**Written request**
Retype the whole listing verbatim and keep the pictures out of it.

**Raw data**

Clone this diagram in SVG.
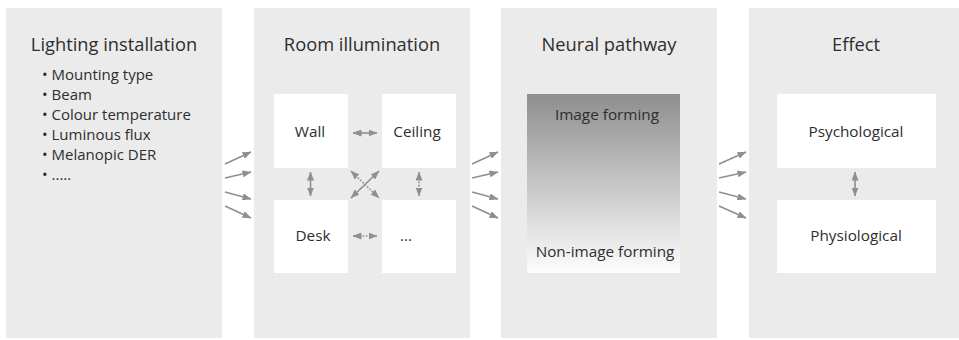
<svg xmlns="http://www.w3.org/2000/svg" width="959" height="340" viewBox="0 0 959 340">
<style>
.panel{fill:#ebebeb}
.box{fill:#ffffff}
.t{font-family:"Open Sans","Liberation Sans",sans-serif;fill:#2e2e2e}
.title{font-size:18.3px;text-anchor:middle}
.lab{font-size:15.3px;text-anchor:middle}
.bul{font-size:15px}
.c{stroke:#8f8f8f;stroke-width:1.6;fill:none}
.dot{stroke-dasharray:1.6 1.6}
</style>
<defs>
<marker id="ah" viewBox="0 0 9 7" refX="8.5" refY="3.5" markerWidth="9" markerHeight="7" markerUnits="userSpaceOnUse" orient="auto-start-reverse">
<path d="M0,0 L9,3.5 L0,7 z" fill="#8f8f8f"/>
</marker>
<linearGradient id="grad" x1="0" y1="0" x2="0" y2="1">
<stop offset="0" stop-color="#8e8e8e"/>
<stop offset="1" stop-color="#fdfdfd"/>
</linearGradient>
</defs>
<g id="panel-lighting">
<rect class="panel" x="6" y="8" width="216" height="330"/>
<text class="t title" x="114" y="51">Lighting installation</text>
<text class="t bul" x="42" y="80">• Mounting type</text>
<text class="t bul" x="42" y="100">• Beam</text>
<text class="t bul" x="42" y="120">• Colour temperature</text>
<text class="t bul" x="42" y="140">• Luminous flux</text>
<text class="t bul" x="42" y="160">• Melanopic DER</text>
<text class="t bul" x="42" y="180">• .....</text>
</g>
<g id="panel-room">
<rect class="panel" x="254" y="8" width="216" height="330"/>
<text class="t title" x="362" y="51">Room illumination</text>
</g>
<g id="node-wall">
<rect class="box" x="274" y="94" width="74" height="74"/>
<text class="t lab" x="310" y="137">Wall</text>
</g>
<g id="node-ceiling">
<rect class="box" x="382" y="94" width="74" height="74"/>
<text class="t lab" x="417" y="137">Ceiling</text>
</g>
<g id="node-desk">
<rect class="box" x="274" y="200" width="74" height="73"/>
<text class="t lab" x="313" y="241">Desk</text>
</g>
<g id="node-other">
<rect class="box" x="382" y="200" width="74" height="73"/>
<text class="t lab" x="406" y="241">...</text>
</g>
<g id="panel-neural">
<rect class="panel" x="501" y="8" width="216" height="330"/>
<text class="t title" x="609" y="51">Neural pathway</text>
<rect x="527" y="94" width="153" height="179" fill="url(#grad)"/>
<text class="t lab" x="607" y="120">Image forming</text>
<text class="t lab" x="605" y="257">Non-image forming</text>
</g>
<g id="panel-effect">
<rect class="panel" x="749" y="8" width="216" height="330"/>
<text class="t title" x="856" y="51">Effect</text>
</g>
<g id="node-psychological">
<rect class="box" x="777" y="94" width="159" height="74"/>
<text class="t lab" x="856" y="137">Psychological</text>
</g>
<g id="node-physiological">
<rect class="box" x="777" y="200" width="159" height="73"/>
<text class="t lab" x="856" y="241">Physiological</text>
</g>
<g id="connectors">
<line class="c" x1="225" y1="164" x2="251" y2="152" marker-end="url(#ah)"/>
<line class="c" x1="225" y1="178" x2="251" y2="172" marker-end="url(#ah)"/>
<line class="c" x1="225" y1="192" x2="251" y2="199" marker-end="url(#ah)"/>
<line class="c" x1="225" y1="206" x2="251" y2="218" marker-end="url(#ah)"/>
<line class="c" x1="472" y1="164" x2="498" y2="152" marker-end="url(#ah)"/>
<line class="c" x1="472" y1="178" x2="498" y2="172" marker-end="url(#ah)"/>
<line class="c" x1="472" y1="192" x2="498" y2="199" marker-end="url(#ah)"/>
<line class="c" x1="472" y1="206" x2="498" y2="218" marker-end="url(#ah)"/>
<line class="c" x1="719" y1="164" x2="746" y2="152" marker-end="url(#ah)"/>
<line class="c" x1="719" y1="178" x2="746" y2="172" marker-end="url(#ah)"/>
<line class="c" x1="719" y1="192" x2="746" y2="199" marker-end="url(#ah)"/>
<line class="c" x1="719" y1="206" x2="746" y2="218" marker-end="url(#ah)"/>
<line class="c" x1="353" y1="133" x2="377" y2="133" marker-start="url(#ah)" marker-end="url(#ah)"/>
<line class="c dot" x1="353" y1="236" x2="377" y2="236" marker-start="url(#ah)" marker-end="url(#ah)"/>
<line class="c" x1="310.5" y1="172" x2="310.5" y2="196" marker-start="url(#ah)" marker-end="url(#ah)"/>
<line class="c dot" x1="419" y1="172" x2="419" y2="196" marker-start="url(#ah)" marker-end="url(#ah)"/>
<line class="c" x1="351" y1="198" x2="379" y2="171" marker-start="url(#ah)" marker-end="url(#ah)"/>
<line class="c dot" x1="351" y1="171" x2="379" y2="198" marker-start="url(#ah)" marker-end="url(#ah)"/>
<line class="c" x1="855" y1="172" x2="855" y2="196" marker-start="url(#ah)" marker-end="url(#ah)"/>
</g>
</svg>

**Exercise response**
Clone this diagram in SVG.
<svg xmlns="http://www.w3.org/2000/svg" width="959" height="340" viewBox="0 0 959 340">
<style>
.panel{fill:#ebebeb}
.box{fill:#ffffff}
.t{font-family:"Open Sans","Liberation Sans",sans-serif;fill:#2e2e2e}
.title{font-size:18.3px;text-anchor:middle}
.lab{font-size:15.3px;text-anchor:middle}
.bul{font-size:15px}
.c{stroke:#8f8f8f;stroke-width:1.6;fill:none}
.dot{stroke-dasharray:1.6 1.6}
</style>
<defs>
<marker id="ah" viewBox="0 0 9 7" refX="8.5" refY="3.5" markerWidth="9" markerHeight="7" markerUnits="userSpaceOnUse" orient="auto-start-reverse">
<path d="M0,0 L9,3.5 L0,7 z" fill="#8f8f8f"/>
</marker>
<linearGradient id="grad" x1="0" y1="0" x2="0" y2="1">
<stop offset="0" stop-color="#8e8e8e"/>
<stop offset="1" stop-color="#fdfdfd"/>
</linearGradient>
</defs>
<g id="panel-lighting">
<rect class="panel" x="6" y="8" width="216" height="330"/>
<text class="t title" x="114" y="51">Lighting installation</text>
<text class="t bul" x="42" y="80">• Mounting type</text>
<text class="t bul" x="42" y="100">• Beam</text>
<text class="t bul" x="42" y="120">• Colour temperature</text>
<text class="t bul" x="42" y="140">• Luminous flux</text>
<text class="t bul" x="42" y="160">• Melanopic DER</text>
<text class="t bul" x="42" y="180">• .....</text>
</g>
<g id="panel-room">
<rect class="panel" x="254" y="8" width="216" height="330"/>
<text class="t title" x="362" y="51">Room illumination</text>
</g>
<g id="node-wall">
<rect class="box" x="274" y="94" width="74" height="74"/>
<text class="t lab" x="310" y="137">Wall</text>
</g>
<g id="node-ceiling">
<rect class="box" x="382" y="94" width="74" height="74"/>
<text class="t lab" x="417" y="137">Ceiling</text>
</g>
<g id="node-desk">
<rect class="box" x="274" y="200" width="74" height="73"/>
<text class="t lab" x="313" y="241">Desk</text>
</g>
<g id="node-other">
<rect class="box" x="382" y="200" width="74" height="73"/>
<text class="t lab" x="406" y="241">...</text>
</g>
<g id="panel-neural">
<rect class="panel" x="501" y="8" width="216" height="330"/>
<text class="t title" x="609" y="51">Neural pathway</text>
<rect x="527" y="94" width="153" height="179" fill="url(#grad)"/>
<text class="t lab" x="607" y="120">Image forming</text>
<text class="t lab" x="605" y="257">Non-image forming</text>
</g>
<g id="panel-effect">
<rect class="panel" x="749" y="8" width="216" height="330"/>
<text class="t title" x="856" y="51">Effect</text>
</g>
<g id="node-psychological">
<rect class="box" x="777" y="94" width="159" height="74"/>
<text class="t lab" x="856" y="137">Psychological</text>
</g>
<g id="node-physiological">
<rect class="box" x="777" y="200" width="159" height="73"/>
<text class="t lab" x="856" y="241">Physiological</text>
</g>
<g id="connectors">
<line class="c" x1="225" y1="164" x2="251" y2="152" marker-end="url(#ah)"/>
<line class="c" x1="225" y1="178" x2="251" y2="172" marker-end="url(#ah)"/>
<line class="c" x1="225" y1="192" x2="251" y2="199" marker-end="url(#ah)"/>
<line class="c" x1="225" y1="206" x2="251" y2="218" marker-end="url(#ah)"/>
<line class="c" x1="472" y1="164" x2="498" y2="152" marker-end="url(#ah)"/>
<line class="c" x1="472" y1="178" x2="498" y2="172" marker-end="url(#ah)"/>
<line class="c" x1="472" y1="192" x2="498" y2="199" marker-end="url(#ah)"/>
<line class="c" x1="472" y1="206" x2="498" y2="218" marker-end="url(#ah)"/>
<line class="c" x1="719" y1="164" x2="746" y2="152" marker-end="url(#ah)"/>
<line class="c" x1="719" y1="178" x2="746" y2="172" marker-end="url(#ah)"/>
<line class="c" x1="719" y1="192" x2="746" y2="199" marker-end="url(#ah)"/>
<line class="c" x1="719" y1="206" x2="746" y2="218" marker-end="url(#ah)"/>
<line class="c" x1="353" y1="133" x2="377" y2="133" marker-start="url(#ah)" marker-end="url(#ah)"/>
<line class="c dot" x1="353" y1="236" x2="377" y2="236" marker-start="url(#ah)" marker-end="url(#ah)"/>
<line class="c" x1="310.5" y1="172" x2="310.5" y2="196" marker-start="url(#ah)" marker-end="url(#ah)"/>
<line class="c dot" x1="419" y1="172" x2="419" y2="196" marker-start="url(#ah)" marker-end="url(#ah)"/>
<line class="c" x1="351" y1="198" x2="379" y2="171" marker-start="url(#ah)" marker-end="url(#ah)"/>
<line class="c dot" x1="351" y1="171" x2="379" y2="198" marker-start="url(#ah)" marker-end="url(#ah)"/>
<line class="c" x1="855" y1="172" x2="855" y2="196" marker-start="url(#ah)" marker-end="url(#ah)"/>
</g>
</svg>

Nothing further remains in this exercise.